I’ve been debating the fiscal deal all day—just had a rousing conversation on the Larry Kudlow show, arguing with Jimmy Pethokoukis and Larry about the characteristics and implications of the deal. As my readers know, I judge it as an incomplete step mostly in the right direction, but whether we’re able to continue in that direction depends wholly on the resolution of forthcoming challenges, most notably, the debt ceiling.
One problem here is that people are throwing around all kinds of numbers and talking points that are pretty untethered to reality. In one debate today, Maya McGuiness and others were going on about major entitlement “reform”—i.e., cuts, Jimmy P and Larry were all wound up about the fact that there were hardly any spending cuts in the deal (Larry had a slide that had the ratio of tax increases to spending cuts at 41/1! I point out the up until yesterday, the cuts to revenue ratio was $1.5 trillion/0—and yes, I know that’s not a real ratio).
We need to organize our thinking here. For example, let’s start by agreeing on a fiscal goal and the most common one—one I would hope we could all agree on—is to stabilize the debt/GDP ratio within the 10-year budget window. That is, just get to a point where the debt is growing less quickly than the GDP (I think Larry and Jimmy agreed with this, so that’s good).
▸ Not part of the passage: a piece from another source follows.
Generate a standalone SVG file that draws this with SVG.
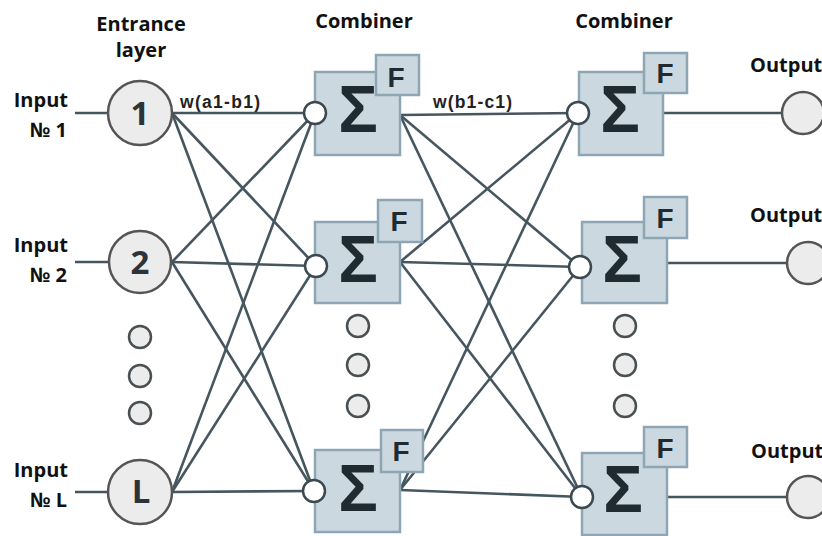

As my CBPP colleague Bob Greenstein points out, this deal doesn’t get you there. It’s $1.2 trillion short. The President explicitly would like to achieve that deficit reduction through balancing spending cuts with further revenue increases. Republicans, predictably, want out of the tax-increasing business.
So, we’ll be having lots of arguments that will be sure to generate lots of posts. But achieving $1.2 trillion in deficit reduction does not require major entitlement cuts or cosmic tax reform. It can be achieved through a combination of higher tax revenues, likely through closing some of the tax expenditures that were left in place in this last round, and spending cuts like those that were on the table earlier in the cliff debate (some of which I discuss here).
And I agree with Kudlow (and Krugman…weird pair, right?) too: faster growth would also of course help achieve a stable fiscal path, not to mention get some peeps back to work.
The point is that we have a clear fiscal target and all comers are welcome to suggest specifics on how to hit it. I just humbly request that your ideas are balanced between new revenues and spending cuts and that you avoid the hysteria of massive hand waving about massive changes that must be made lest we turn to dust… or a failed state…or Greece, etc.